The ceremony featured a presentation of the report, “Comprehensive Study on Maldivian Civil Society” by FJS Consulting.

Managing Director Fareeha Shareef summarised the report’s findings on CSOs in the Maldives. Among the issues addressed was the disorganised categorisation of CSOs.

“The government is trying to provide aid but the structure of how to do it is not specified,” said Shareef. “Some sports clubs and organisations didn’t even engage in sports activities,” she said.

Shareef also commented on the CSO sector’s unique work force. According to the report, only 0.7 percent of employees are paid, and the average employee is age 25 with an education ranging between grades 6 and 10. There are 1100 CSOs registered in the Maldives.

Funding is also a struggle. The report found that donors were the least common source of funding, and many CSOs organise events to generate income. One example was a CSO that went fishing to generate program funding. The report notes that these events only cover about 30 percent of the total program cost.

The report recognises that the Maldives has the resources to support a strong civil society, but recommends bringing in older employees to provide guidance. “Imagine the potential of the sector if the resources were channeled in an effective manner,” said Shareef.

Chief Guest speaker Mariyam Azra Ahmed, Chair of the Human Rights Commission, said “a vibrant civil sector and independent media, among others” were essential for growth. She also advised a stronger dialogue between citizens and the government. “Lifestyles incorporating compromise, cooperation, and consensus building should be a consistent, recurring feature in  a democratic society,” she said.

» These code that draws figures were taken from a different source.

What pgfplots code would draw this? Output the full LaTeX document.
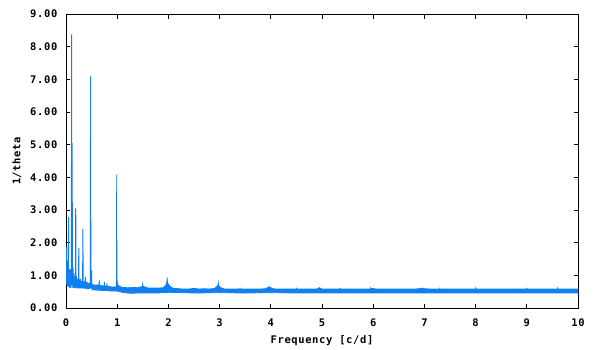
\documentclass[border=0pt]{standalone}
\usepackage{fontspec}
\setmainfont{DejaVu Sans Mono}[LetterSpace=6]
\usepackage{pgfplots}
\pgfplotsset{compat=1.18}
\definecolor{pblue}{RGB}{16,128,240}
\begin{document}
\fontsize{10.5}{12}\selectfont\bfseries
\begin{tikzpicture}
\begin{axis}[
  scale only axis, width=512bp, height=294bp,
  xmin=0, xmax=10, ymin=0, ymax=9,
  xtick={0,1,2,3,4,5,6,7,8,9,10}, ytick={0,1,2,3,4,5,6,7,8,9},
  /pgf/number format/assume math mode=true,
  yticklabel style={/pgf/number format/fixed, /pgf/number format/fixed zerofill, /pgf/number format/precision=2, xshift=-5bp},
  tick label style={font=\fontsize{10.5}{12}\selectfont\bfseries},
  xticklabel style={yshift=-7bp},
  label style={font=\fontsize{10.5}{12}\selectfont\bfseries},
  xlabel={Frequency [c/d]}, ylabel={1/theta},
  xlabel style={at={(axis description cs:0.5,0)}, anchor=center, yshift=-33bp},
  ylabel style={at={(axis description cs:-0.0957,0.5)}, anchor=center},
  tick align=inside, major tick length=4.5bp,
  axis line style={line width=1bp},
  every tick/.style={black, line width=1bp},
  tick pos=both,
]
% low-frequency part
\addplot[pblue, line width=1bp] coordinates {
(0.000,1.77)(0.005,0.75)(0.010,1.87)(0.015,0.70)(0.020,1.45)(0.025,0.68)(0.030,1.20)(0.035,0.66)
(0.040,1.05)(0.045,0.70)(0.050,2.78)(0.055,0.65)(0.060,1.15)(0.065,0.64)(0.070,1.05)(0.075,0.62)
(0.080,1.18)(0.085,0.63)(0.090,1.00)(0.095,0.62)(0.100,1.10)(0.105,0.70)(0.110,8.38)(0.115,0.75)
(0.120,5.05)(0.125,0.68)(0.130,1.10)(0.135,0.62)(0.140,1.22)(0.145,0.61)(0.150,0.95)(0.155,0.62)
(0.160,1.05)(0.165,0.61)(0.170,0.90)(0.175,0.62)(0.180,0.95)(0.185,0.66)(0.190,3.05)(0.195,0.63)
(0.200,0.98)(0.205,0.60)(0.210,0.88)(0.215,0.62)(0.220,0.85)(0.225,0.60)(0.230,0.90)(0.235,0.61)
(0.240,0.82)(0.245,0.62)(0.250,1.84)(0.255,0.60)(0.260,0.85)(0.265,0.61)(0.270,0.80)(0.275,0.60)
(0.280,0.89)(0.285,0.62)(0.290,0.78)(0.295,0.60)(0.300,0.82)(0.305,0.61)(0.310,0.80)(0.315,0.60)
(0.320,0.85)(0.325,0.63)(0.330,2.42)(0.335,0.60)(0.340,0.80)(0.345,0.59)(0.350,0.78)(0.355,0.60)
(0.360,0.82)(0.365,0.59)(0.370,0.80)(0.375,0.60)(0.380,0.95)(0.385,0.59)(0.390,0.78)(0.395,0.60)
(0.400,0.76)(0.405,0.59)(0.410,0.80)(0.415,0.58)(0.420,0.75)(0.425,0.59)(0.430,0.77)(0.435,0.58)
(0.440,0.74)(0.445,0.59)(0.450,0.76)(0.455,0.58)(0.460,0.73)(0.465,0.60)(0.470,0.80)(0.475,0.62)
(0.480,7.09)(0.485,0.65)(0.490,0.85)(0.495,0.60)(0.500,1.16)(0.505,0.56)
};
% noise band from 0.5 to 10: upper envelope, then lower envelope back
\addplot[pblue, fill=pblue, line width=0.8bp] coordinates {
(0.505,0.70)(0.520,0.72)(0.550,0.70)(0.600,0.70)(0.645,0.70)(0.650,0.86)(0.655,0.70)(0.700,0.68)
(0.745,0.68)(0.750,0.80)(0.755,0.68)(0.795,0.66)(0.800,0.75)(0.805,0.66)(0.850,0.66)(0.900,0.64)
(0.950,0.64)(0.980,0.66)(0.985,0.76)(0.990,4.08)(0.995,0.88)(1.000,0.80)(1.010,0.70)(1.050,0.66)
(1.100,0.63)(1.200,0.62)(1.250,0.62)(1.300,0.63)(1.400,0.62)(1.450,0.64)(1.495,0.66)(1.500,0.73)
(1.505,0.66)(1.550,0.64)(1.600,0.61)(1.700,0.61)(1.800,0.61)(1.900,0.62)(1.950,0.70)(1.970,0.80)
(1.975,0.93)(1.980,0.80)(2.000,0.72)(2.050,0.64)(2.100,0.60)(2.200,0.59)(2.300,0.58)(2.400,0.58)
(2.500,0.60)(2.600,0.58)(2.700,0.59)(2.800,0.58)(2.900,0.60)(2.950,0.66)(2.970,0.70)(2.975,0.77)
(2.980,0.70)(3.000,0.65)(3.050,0.60)(3.100,0.58)(3.200,0.58)(3.300,0.58)(3.395,0.58)(3.400,0.60)
(3.405,0.58)(3.500,0.58)(3.600,0.58)(3.700,0.58)(3.800,0.58)(3.900,0.59)(3.950,0.63)(3.975,0.65)
(4.000,0.62)(4.050,0.59)(4.100,0.58)(4.200,0.58)(4.300,0.58)(4.400,0.58)(4.495,0.58)(4.500,0.60)
(4.505,0.58)(4.600,0.58)(4.700,0.58)(4.800,0.58)(4.900,0.58)(4.930,0.61)(4.950,0.62)(4.975,0.60)
(5.000,0.58)(5.100,0.58)(5.200,0.58)(5.300,0.58)(5.345,0.58)(5.350,0.60)(5.355,0.58)(5.500,0.58)
(5.600,0.58)(5.700,0.58)(5.800,0.58)(5.945,0.58)(5.950,0.61)(5.955,0.58)(6.000,0.60)(6.050,0.58)
(6.200,0.58)(6.400,0.58)(6.600,0.58)(6.800,0.58)(6.900,0.59)(6.950,0.61)(7.000,0.59)(7.100,0.58)
(7.295,0.58)(7.300,0.60)(7.305,0.58)(7.500,0.58)(7.700,0.58)(7.900,0.58)(7.995,0.58)(8.000,0.61)
(8.005,0.58)(8.200,0.58)(8.400,0.58)(8.600,0.58)(8.800,0.58)(8.995,0.58)(9.000,0.60)(9.005,0.58)
(9.200,0.58)(9.400,0.58)(9.595,0.58)(9.600,0.61)(9.605,0.58)(9.800,0.58)(10.000,0.58)
(10.000,0.46)(9.500,0.46)(9.000,0.46)(8.500,0.46)(8.000,0.46)(7.500,0.46)(7.000,0.46)(6.500,0.46)
(6.000,0.46)(5.500,0.46)(5.000,0.46)(4.500,0.46)(4.000,0.47)(3.500,0.46)(3.000,0.47)(2.500,0.46)
(2.000,0.48)(1.800,0.46)(1.600,0.46)(1.400,0.46)(1.300,0.45)(1.200,0.46)(1.100,0.48)(1.000,0.52)
(0.900,0.52)(0.800,0.53)(0.700,0.54)(0.600,0.55)(0.505,0.56)
};
\end{axis}
\pgfresetboundingbox
\path (current axis.south west) ++(-66bp,-42bp) rectangle ++(600bp,350bp);
\end{tikzpicture}
\end{document}
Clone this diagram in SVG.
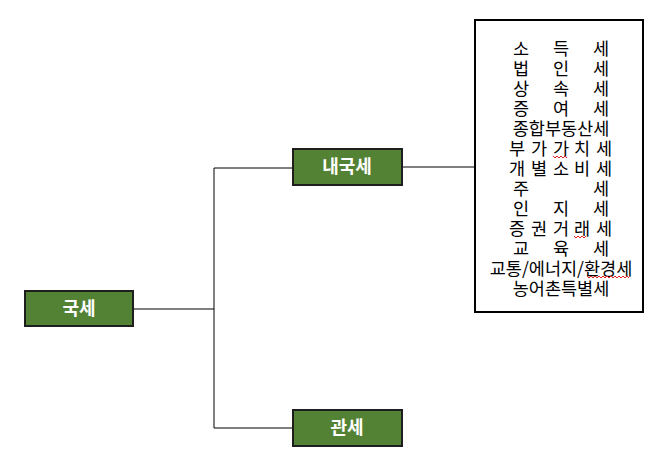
<svg xmlns="http://www.w3.org/2000/svg" width="671" height="472" viewBox="0 0 671 472">
<style>
.n{fill:#548235;stroke:#1e1e1e;stroke-width:2}
.nt{font-family:"Noto Sans CJK KR","Noto Sans",sans-serif;font-size:18px;font-weight:bold;fill:#fff;text-anchor:middle}
.t{font-family:"Noto Sans CJK KR","Liberation Sans",sans-serif;font-size:17.5px;fill:#000;text-anchor:middle}
.c{stroke:#000;stroke-width:1;fill:none}
.sq{stroke:#e02020;stroke-width:1;fill:none}
</style>
<rect width="671" height="472" fill="#fff"/>
<g id="connectors">
<path class="c" d="M133,309H214M214,168V428M214,168H293M214,428H293M402,167H475"/>
</g>
<g id="n-gukse"><rect class="n" x="25" y="291" width="108" height="35"/><text class="nt" x="79" y="315">국세</text></g>
<g id="n-naegukse"><rect class="n" x="293" y="149" width="109" height="36"/><text class="nt" x="347" y="173">내국세</text></g>
<g id="n-gwanse"><rect class="n" x="293" y="410" width="109" height="36"/><text class="nt" x="347" y="434">관세</text></g>
<g id="n-list">
<rect x="475" y="20" width="168" height="292" fill="#fff" stroke="#000" stroke-width="2"/>
<g class="t" transform="translate(0,1.5)">
<text x="521" y="53">소</text><text x="561" y="53">득</text><text x="601" y="53">세</text>
<text x="521" y="73">법</text><text x="561" y="73">인</text><text x="601" y="73">세</text>
<text x="521" y="93">상</text><text x="561" y="93">속</text><text x="601" y="93">세</text>
<text x="521" y="113">증</text><text x="561" y="113">여</text><text x="601" y="113">세</text>
<text x="561" y="133">종합부동산세</text>
<text x="517" y="153">부</text><text x="539" y="153">가</text><text x="561" y="153">가</text><text x="582" y="153">치</text><text x="604" y="153">세</text>
<text x="517" y="173">개</text><text x="539" y="173">별</text><text x="561" y="173">소</text><text x="582" y="173">비</text><text x="604" y="173">세</text>
<text x="521" y="193">주</text><text x="601" y="193">세</text>
<text x="521" y="213">인</text><text x="561" y="213">지</text><text x="601" y="213">세</text>
<text x="517" y="233">증</text><text x="539" y="233">권</text><text x="561" y="233">거</text><text x="582" y="233">래</text><text x="604" y="233">세</text>
<text x="521" y="253">교</text><text x="561" y="253">육</text><text x="601" y="253">세</text>
<text x="561" y="273">교통/에너지/환경세</text>
<text x="561" y="293">농어촌특별세</text>
</g>
<path class="sq" d="M553,156l2,2l2,-2l2,2l2,-2l2,2l2,-2l2,2M574,236l2,2l2,-2l2,2l2,-2l2,2l2,-2M587,276l2,2l2,-2l2,2l2,-2l2,2l2,-2l2,2l2,-2l2,2l2,-2l2,2l2,-2l2,2l2,-2l2,2l2,-2l2,2l2,-2l2,2l2,-2l2,2"/>
</g>
</svg>
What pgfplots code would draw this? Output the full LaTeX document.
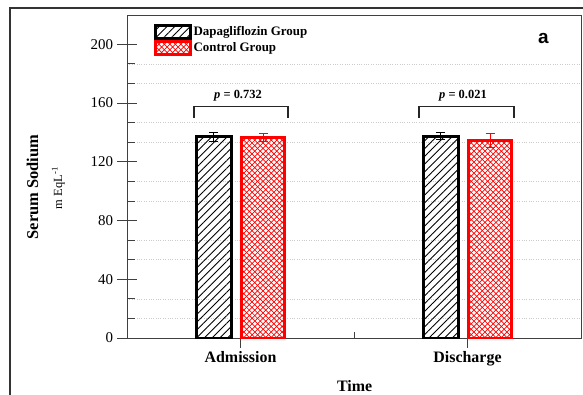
\documentclass[border=0pt]{standalone}
\usepackage{fontspec}
\setmainfont{Liberation Serif}
\newfontfamily\arialfont{Liberation Sans}
\usepackage{pgfplots}
\pgfplotsset{compat=1.18}
\usetikzlibrary{patterns,patterns.meta}

\pgfdeclarepatternformonly{diagcross}{\pgfqpoint{-1pt}{-1pt}}{\pgfqpoint{6.5pt}{6.5pt}}{\pgfqpoint{5.5pt}{5.5pt}}{%
  \pgfsetlinewidth{0.7pt}%
  \pgfpathmoveto{\pgfqpoint{-0.1pt}{-0.1pt}}\pgfpathlineto{\pgfqpoint{5.6pt}{5.6pt}}%
  \pgfpathmoveto{\pgfqpoint{-0.1pt}{5.6pt}}\pgfpathlineto{\pgfqpoint{5.6pt}{-0.1pt}}%
  \pgfusepath{stroke}}

\begin{document}
\begin{tikzpicture}
\useasboundingbox (0,0) rectangle (583bp,-395bp);
\clip (0,0) rectangle (583bp,-395bp);
\draw[black!80, line width=1.3bp] (10bp,-8bp) rectangle (640bp,-440bp);
\begin{axis}[
  at={(127bp,-338bp)}, anchor=south west,
  scale only axis, width=454bp, height=323bp,
  xmin=0.5, xmax=2.5, ymin=0, ymax=220,
  xtick={1,2}, xticklabels={Admission,Discharge},
  extra x ticks={1.5}, extra x tick labels={},
  extra x tick style={major tick length=6bp, tick align=inside},
  ytick={0,40,80,120,160,200},
  minor y tick num=2,
  yminorgrids, minor grid style={dotted, black!20, line width=0.6bp},
  tick align=center, tick pos=left,
  major tick length=19bp, minor tick length=8bp,
  every minor tick/.append style={xshift=4bp},
  major tick style={black!75, line width=0.9bp},
  minor tick style={black!75, line width=0.9bp},
  axis line style={black!75, line width=0.9bp},
  /pgf/number format/assume math mode=true,
  yticklabel style={font=\fontsize{15}{17}\selectfont, xshift=-1bp},
  xticklabel style={font=\bfseries\fontsize{16}{18}\selectfont},
  xlabel={Time},
  xlabel style={font=\bfseries\fontsize{16}{18}\selectfont, at={(axis description cs:0.5015,-0.167)}, anchor=base},
  ylabel={Serum Sodium},
  ylabel style={font=\bfseries\fontsize{16.5}{18}\selectfont, at={(axis description cs:-0.196,0.4675)}, anchor=base},
  legend style={at={(axis description cs:0.0595,0.972)}, anchor=north west, draw=none, fill=none,
    inner sep=0pt, row sep=0pt, font=\bfseries\fontsize{13}{14}\selectfont, nodes={inner sep=1.5bp}},
  legend cell align=left,
  legend image code/.code={\draw[#1,line width=2.8bp] (0bp,-6.5bp) rectangle (35bp,6.5bp);},
]
\addplot[ybar, bar width=0.155, bar shift=0pt, draw=black, line width=2.9bp,
  pattern={Lines[angle=45,distance=5.5pt,line width=0.85pt]}, pattern color=black,
  error bars/.cd, y dir=both, y explicit,
  error bar style={line width=0.9bp, black},
  error mark options={rotate=90, mark size=4.5bp, line width=0.9bp, black}]
coordinates {(0.883,137.1) +- (0,3) (1.883,137.5) +- (0,2.5)};
\addlegendentry{Dapagliflozin Group}
\addplot[ybar, bar width=0.19, bar shift=0pt, draw=red, line width=2.9bp,
  pattern=diagcross, pattern color=red,
  error bars/.cd, y dir=both, y explicit,
  error bar style={line width=0.9bp, red},
  error mark options={rotate=90, mark size=4.5bp, line width=0.9bp, red}]
coordinates {(1.1,136.5) +- (0,2.5) (2.1,134.5) +- (0,4.5)};
\addlegendentry{Control Group}
\draw[black!85, line width=1.3bp] (axis cs:0.795,150) |- (axis cs:1.209,157.5) -- (axis cs:1.209,150);
\draw[black!85, line width=1.3bp] (axis cs:1.786,150) |- (axis cs:2.205,157.5) -- (axis cs:2.205,150);
\node[anchor=base, font=\bfseries\fontsize{12.5}{14}\selectfont] at (axis cs:0.989,163.1) {\textit{p} = 0.732};
\node[anchor=base, font=\bfseries\fontsize{12.5}{14}\selectfont] at (axis cs:1.98,163.1) {\textit{p} = 0.021};
\node[anchor=base, font=\arialfont\bfseries\fontsize{19}{21}\selectfont] at (axis description cs:0.917,0.913) {a};
\end{axis}
\node[rotate=90, anchor=base, font=\fontsize{12.5}{14}\selectfont] at (62bp,-188bp) {m EqL\textsuperscript{-1}};
\end{tikzpicture}
\end{document}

The event included a performance by musician Yes-e and singer Grey, for whom the performance was her debut. “I was a bit nervous, and the audience wasn’t very lively, but it was a good event,” she said.

Following a tea break, a vigorous student debate was widely attended by members of civil society, UNDP, and the government. Gesticulating throughout the debate, the students of Aminiya and Dharumavatha schools demonstrated passion and ambition for democracy in the Maldives.